Darker voices taunt me with possible futures for all concerned—the boys grow up, the dog grows old and feeble, the ache of entropy and years, joy passes from the Earth, etc.—but a better voice tells me to focus on this captured moment, in that fiery orange light you only see in mid- to late August. This year’s summer is burning down to embers, but how awful it would be if it didn’t? And what if those boys never grew up to be men to beget sons who would know just such a summer’s day with their own dogs? Part of their passage into manhood will be observing the old age and death of their beloved childhood companion. These things are as they must be.

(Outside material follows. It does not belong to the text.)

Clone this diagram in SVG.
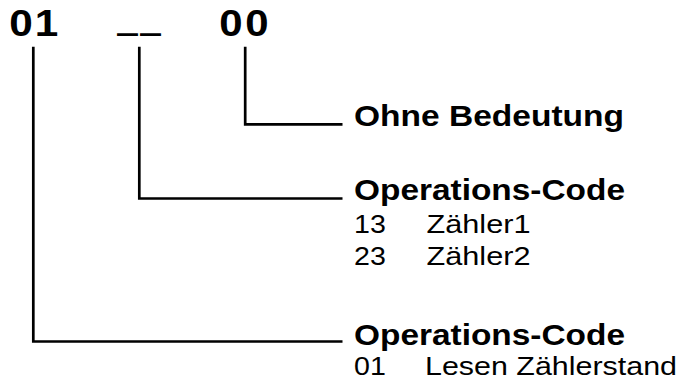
<svg xmlns="http://www.w3.org/2000/svg" width="677" height="381" viewBox="0 0 677 381">
<style>
text{font-family:"Liberation Sans",Arial,Helvetica,sans-serif;fill:#000}
.big{font-size:36.5px;font-weight:bold}
.us{font-family:"DejaVu Sans",sans-serif;font-size:30px;font-weight:bold}
.h{font-size:30px;font-weight:bold}
.r{font-size:26px}
.conn path{fill:none;stroke:#000;stroke-width:2.7;stroke-linecap:butt;stroke-linejoin:miter}
</style>
<rect width="677" height="381" fill="#fff"/>
<g id="code">
<text class="big" transform="translate(9.3,35.5) scale(1.16,1)" x="0 22">01</text>
<text class="us" transform="translate(117,28.7) scale(1.4,1)" x="0 16.4">__</text>
<text class="big" transform="translate(219.3,35.5) scale(1.15,1)" x="0 22.6">00</text>
</g>
<g class="conn" id="connectors">
<path d="M33.3 46.7V341.5H342.5"/>
<path d="M139.3 46.7V198.5H342.5"/>
<path d="M245.2 46.7V124.3H342.5"/>
</g>
<g id="ohne">
<text class="h" x="354" y="126" textLength="270" lengthAdjust="spacingAndGlyphs">Ohne Bedeutung</text>
</g>
<g id="opcode2">
<text class="h" x="354" y="199.5" textLength="271" lengthAdjust="spacingAndGlyphs">Operations-Code</text>
<text class="r" x="354" y="232.5" textLength="31.8" lengthAdjust="spacingAndGlyphs">13</text>
<text class="r" x="426.5" y="232.5" textLength="104" lengthAdjust="spacingAndGlyphs">Zähler1</text>
<text class="r" x="354" y="264.5" textLength="31.8" lengthAdjust="spacingAndGlyphs">23</text>
<text class="r" x="426.5" y="264.5" textLength="104" lengthAdjust="spacingAndGlyphs">Zähler2</text>
</g>
<g id="opcode1">
<text class="h" x="354" y="344.5" textLength="271" lengthAdjust="spacingAndGlyphs">Operations-Code</text>
<text class="r" x="354" y="375" textLength="31.8" lengthAdjust="spacingAndGlyphs">01</text>
<text class="r" x="425" y="375" textLength="252" lengthAdjust="spacingAndGlyphs">Lesen Zählerstand</text>
</g>
</svg>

For now, frozen in this moment, that dog is as happy as she can be, leading her charges home. The boys have their arms outstretched to keep their balance as they bound down the hill to keep up with her. They’re going home, called home by a loving mother who just put away the dishes from dinner. Dad will be waiting to hear of their adventures at the edge of the woods over the hill, before reminding his boys of the chores they’ll need to do tomorrow in lieu of the imminent harvest. School will be starting soon, their mother reminds them.

 

The boys are just fine with this. They’ll be helping Dad, doing a man’s work. The dog will be with them, chasing birds and vermin among the rows.

 

That’s how I like to imagine it. The proportions on the bodies may be off, but the colors and the energy of motion bring it all home. At this point, a writer is tempted to go into a bitter rant about the absolute state of modern “art,” but, nah. I’ll print this up, put it in a frame, and hang it on my wall in a place where I can’t miss it. It will be there to remind me there are images that can inspire an entire novel’s worth of lovely moments.

 

I don’t know who painted this, but he or she gets it. The dandelions have a cold blue light about them in the shadows, and their seeds are sure to blow away with the next strong wind, or as the dog and the boys charge heedlessly through them. They are a reminder of how temporary all this is. These things are as they must be. But tomorrow is another August day of light and heat, adventures about the creek, forays into the woods, more sunset charges down the hill towards home. May they all make the most of these things while they still matter.

 

Good job, anonymous painter. It’s a Philippians 4:8 thing to mediate upon, to know there are still people who appreciate innocence and beauty in a most hatefully satanically evil world.